When we look at a portrait we are aware of the fact that we are looking at an image; an invention, a construction. This is despite the fact that looking at another person is primarily an experience of confrontation. Is that why portraits are often images of faces? Why else would we always first look for the gaze, the eye contact with the person in the image? As a primal instinct, we look for the eyes. Like no other, we as the human species can reduce someone's gaze, in a fraction of a second, to an expression of emotion or feeling. By looking for a connection from eye to eye, something truly beautiful and interesting happens; the portrait, as a materialized representation of a human being, is momentarily experienced as an encounter in the flesh. The human stands against the human. That is why I find portraiture such an interesting genre within visual arts. It affects our humanity. The image evokes an identity of the other, that can stimulate feelings and experiences in the viewer - as they relate to and question their own identity. By placing oneself rationally, emotionally, or physically in the other, it becomes possible to question your own identity through the other’s identity. The portrait works like a mirror; we can relate to the other and therefore see ourselves. This can lead to an attraction or a repelling. As far as my expertise is concerned, these two movements can only take place when the body in the image is sincere, or, at the very least, carries plausibility.
Some portraits have a voyeuristic effect, when there is an indirect play between the gaze of the person portrayed and the viewer. If the depicted body does not look the viewer in the eye, but their gaze is averted or no eyes are visible, the image does not have a direct effect; the viewer can not feel watched while looking at the depicted person. The image does not look back, which makes the viewer a voyeur. Nevertheless, the mirror with the other remains there - even if the eyes do not speak from the image. Then the sincere body plays a more significant role in communicating something of the being that is portrayed. Due to the human presence in an image, the aura of a human portrait image almost always commands a certain respect within the arts. Furthermore, it has a certain energy and charisma which makes it a unique and ever-evolving artform; you are dealing with a person after all.
The genre plays professionally, like no other, with the pose, light, facial expression, background, presence of clothing, and any objects that are not native to the body. It also regards the size of the image and the camera angle/position from which to view and depict the body (not the body's psychology). Besides, there is also the artist's awareness of how that 2D or 3D portrait image will ultimately be viewed; in a 3D space or a digital space, with the option to determine your perspective as the viewer, or to choose the fixed point of view as an artist. It is this game that connects the portrait genre with performative arts. The body speaks through the way it is captured in an image. The context - place, culture, and history - forms a parallel relationship between the visual and performative arts and how the image of a body is used, made, seen, experienced, understood and appreciated.
However, a portrait - whether painted, photographed, on stage or in stone - is always the result of a relationship between the maker, or viewer, and the person being portrayed.

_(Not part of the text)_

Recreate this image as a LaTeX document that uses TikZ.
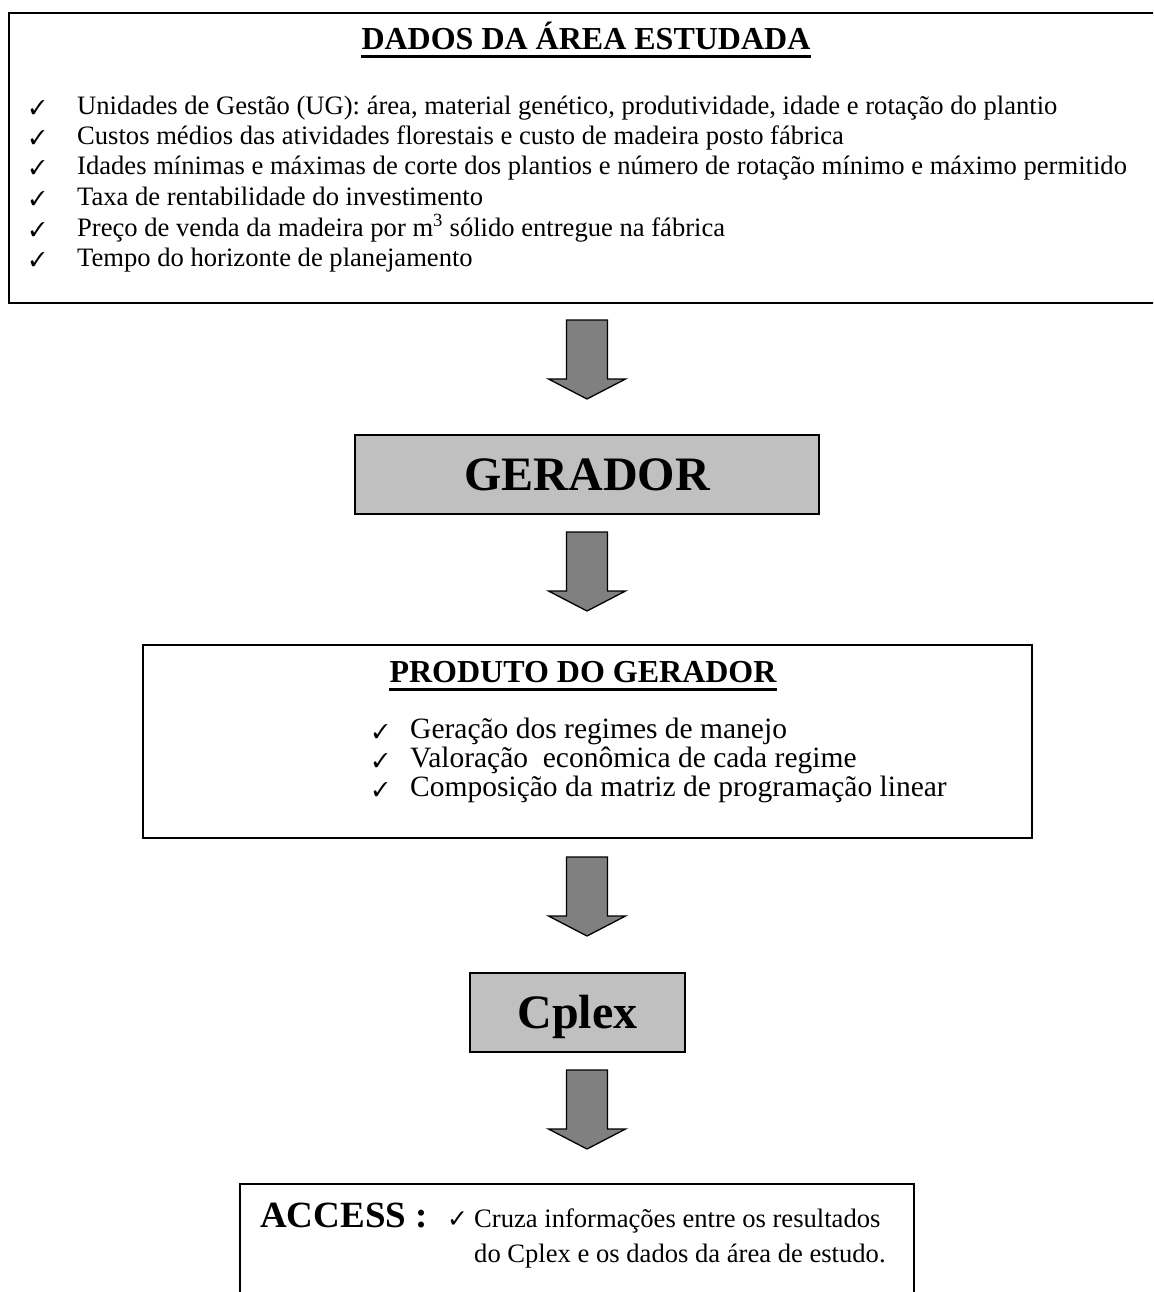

In the end form, it will also be visible how short-lived, long-term, deep or superficial this relationship was or potentially can be. The degree of involvement with the body (for some makers considered an object, for others more a subject) is of crucial importance to the portrait artist.
That is why one of my starting points in establishing artistic connections during this research project is a necessary common interest in the path that we will walk together. Which takes time. My experience is that it often concerns an intention to work longer-term. A sincerely embodied portrait is created only in trust with each other, where mutual fear exists as little as possible. A regular portrait, for example, will be less based on mutual connection, trust, and therefore intimacy. Think of a formal passport photo, which ‘only’ shows physical and neutral representation/recognition. I believe that the degree of involvement and connection always shines through in the portrait itself. For the portrait maker, this requires a certain approach; a combination of personality and mentality, to capture a specific personal conception of the portrait in the image itself. The maker's nature will always be visible in the portrait, even if he makes a portrait of another. Often there is distinctive handwriting or imagery that relates to the artist. In that sense, I would argue that every portrait of the other is always also a self-portrait.